As decisões tomadas por milhares de pessoas deram o poder para que um grupo as representasse; este poder gerou um tal desequilíbrio que, por sua vez, provocou uma tensão que parece não ter mais fim e, mais, parece estar em desacordo com a evolução e a harmonia; epidemias e catástrofes naturais, desorientação e negações apenas corroboram.


Lugar 5


Consciente ou não, o sentimento que resta é o do “absurdo”, em que a vida e o homem parecem incompatíveis.

Diante dos problemas práticos e tecnicistas, em cidades que se adaptam para as necessidades contemporâneas, muitas questões voltam a ser românticas e a poesia é um dos recursos que nos ajuda a prosseguir – a sociedade e o “mercado” também oferecem várias alternativas e soluções, diga-se de passagem.

Se conseguíssemos um distanciamento intelectual de tudo que ocorre ao nosso redor, poderíamos afirmar que este é um dos momentos raros a que a humanidade é submetida, por forças cósmicas, espirituais, teológicas ou o que seja, a rever seu comportamento; no frigir dos ovos, chegamos aonde chegamos por escolhas mais ou menos acertadas, mais ou menos equivocadas.

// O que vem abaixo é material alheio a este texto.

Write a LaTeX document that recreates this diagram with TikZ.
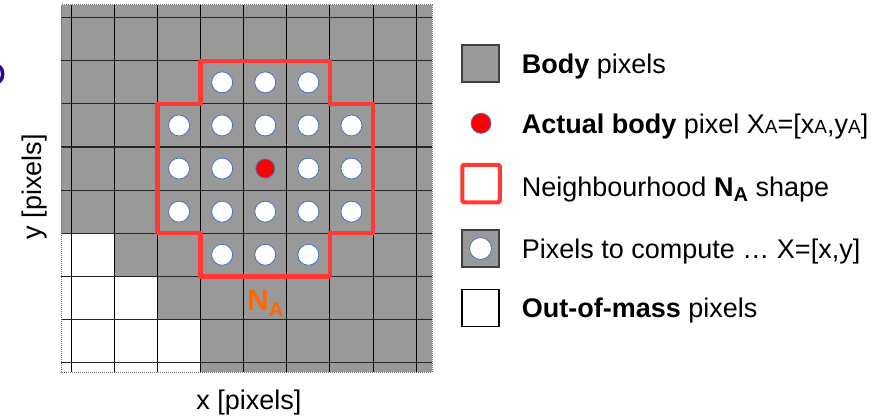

Talvez conseguíssemos lidar melhor com a dor e as perdas.

O momento de distanciamento também permite rever/acentuar a importância da poesia em nossas vidas e na construção de um entendimento melhor do mundo e das pessoas, com quem convivemos, querendo ou não.

A partir dela, podemos “ver/ler” o outro; ela permite que diferentes vozes encontrem ouvintes/leitores com diferentes graus de apropriação do que está sendo dito; ela reforça a necessidade da luta existencial, manifesta pela palavra

A poesia pode ser experimental, sentimental, prosaica, mística ou metafísica e outros quetais, mas, sendo o que é ou que pretende ser, ela fortalece nossa resistência com sua força política intrínseca, subjetiva ou difusa, lenta e silenciosa como um ladrão na madrugada; contra a negação dela mesma e em favor do coletivo, para nunca nos deixar esquecer e fazer com que as próximas gerações também não esqueçam deste momento, tão triste e, por vezes, desesperançoso.

A poesia não como simples resposta ou fuga, mas como provocação de independência, do fortalecimento de espaços onde seja possível se emocionar e que seja possível, também, “fazer diferente”.

Ler para construir significados a partir do conhecimento; escrever para processar o espanto e o absurdo.

Talvez nunca tão importante quanto agora: com esses movimentos, podemos argumentar melhor para transformar os habitantes dessas cidades e reerguer um mundo diferente destas ruínas que ora vivemos – eles nos ajudam a perceber as pessoas e ajudam a dar suporte para uma mudança.

“E se não agora, quando?”, perguntou o Ancião; viver também é existir.